Wow.  That's pretty neat.  ORM plus MVC equals application.  :)  You 
can even implement transaction rollback and undo by keeping another 
tuple-diff log, similar to the one kept to buffer DB writes, and 
reversing the actions.

So, that is definitely the right way to go.  There are some details 
to be figured out here, though, in that you still need a special kind 
of cell for the domain model attributes.  Writing to a domain model 
field, for example, should result in changes being immediately 
written to the tuple-based layer beneath, rather than being chained via a cell.

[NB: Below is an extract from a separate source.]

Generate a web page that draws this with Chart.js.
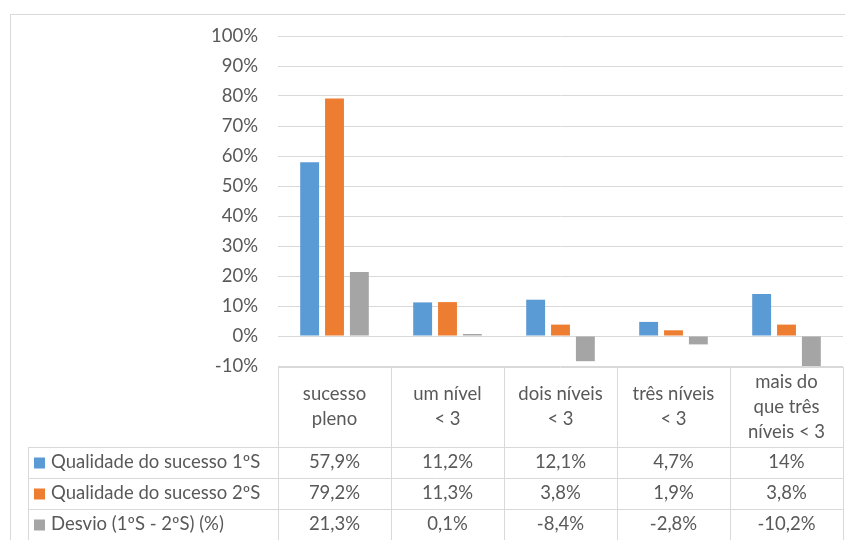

So, there may need to be a third type of cell -- a Rim?  Axle? -- 
that works by sending data to a Hub somewhere.  Technically, however, 
this can be implemented using a hub, since hubs will have code that 
gets run whenever a value is set.  So, that code can just interpret 
the set operation appropriately.

This leaves one final problem, which is implementing domain 
attributes with mutually dependent rules.  It's not obvious that 
these can still work in this model, without pushing those rules into 
the fact tuple layer, instead of leaving them in the domain 
layer.  However, the rules can still be defined in the domain layer; 
it's just that objects retrieved from the relational layer won't have 
those rules in effect.

A simple "clone" operation, however, could be used to make a 
scratchpad copy of the object for editing, with all the 
interdependency rules in effect -- it's just another instance of the 
domain object, with its default cell rules instead of the 
database-backed ones.  "Saving" the changed object would then just 
mean copying the values back to the original object, automatically 
updating all dependencies.

In other words, you could use the same trellis.Component class for 
both database-backed and non-database backed instances, with the only 
difference being their runtime Cell contents.

I can even envision domain model classes having an "errors" cell that 
lists validation problems with the content of the object.  The 
interaction layer that's editing the object can display the errors in 
real time during editing, and refuse to allow saving until there are 
no errors left!

So, now all I need to do is implement Hubs, Spokes, and an O-R 
mapping layer.  ;-)  (Unfortunately, reuse of an existing O-R mapper 
isn't practical since the model heavily depends on the way writes to 
the "R" level are propagated back to the "O" level.)